Паранойя. Ты знаешь, как это? Ничего не видеть вокруг, только тебя, ничего не слышать, кроме твоих слов, понимать только твою измену, ощущать только твое равнодушие. Знаешь, как это? Только темно, тускло, я словно влажной ватой обложена, вязкими мыслями о тебе. Был ты рядом и просто ушел. Ты смог просто уйти. Словно ты удалил меня, стер, я постоянно ощущаю, что меня нет, что ты меня удаляешь, уничтожаешь, в каждый момент времени. Все одно. Только одно время – долгий момент моего уничтожения. Я отсутствую. Для самой себя. Меня нет даже для меня. Разве можно так? Что это? Моя зависимость? Неужели я не могу без тебя? Пока есть ты – не могу. Пока ты есть – меня нет. Это даже не тупик. Это пустота, конец географии, конец моего пространства. Так нельзя. Нет, нет, дело не во мне. Это не самоубийство. Ты просто ставишь меня перед фактом моего убийства. Ты убиваешь меня. Я уже не могу сопротивляться. Надо что-то делать, пока я окончательно не развеялась на атомы.

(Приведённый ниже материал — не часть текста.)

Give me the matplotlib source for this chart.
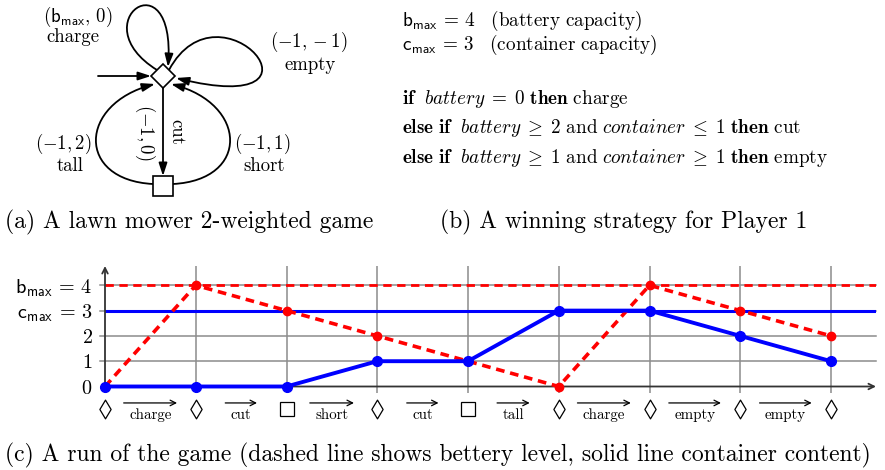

Я поняла, что ты просто ушел. С моим кимоно для своей любовницы, и ты уже не вернешься, я не могу всего этого вынести. Я не могу с этим жить. Мне остается только одно.
Она сошла с ума. Что такое она говорит? Она просто сошла с ума. Ну что, мужчина и более ничего, глупости. Ушел, больно, но не конец же света. Нет. Нет. Да, ушел, да не вернется, и, ну бог с ним, пусть и идет своей дорогой. Мужчину нельзя удержать, и не надо удерживать, пусть идет. Все уходят, это не страшно. Есть другие, которые останутся. Я знаю точно.
Вот опять закончился еще один эпизод. Все прошло, как болезнь, как ветер, дождь, просто закончилось.
А я стала собой, такой, какой была раньше. Невесомой и изменчивой, как зеркало, потому что стала опять равнодушной, отражающей взгляды и поцелуи. Это хорошо, потому что от взглядов и поцелуев люди стареют. Я все смогу, я справлюсь.
Звонок. В дверь. Я знаю, кто это. Конечно, это она. Она спрашивает его. Я открою ей дверь.
ЭПИЛОГ
Я позвонила, услышала шаги возле двери, и спросила его. Она открыла мне дверь и сказала, что его нет, что она за него.
Она лежит в двух шагах от двери, я держу ее за руку, и некрасивое темное пятно расплывается по красному кимоно, про которое он сказал, что оно для его любовницы и которое я последний раз видела на нем.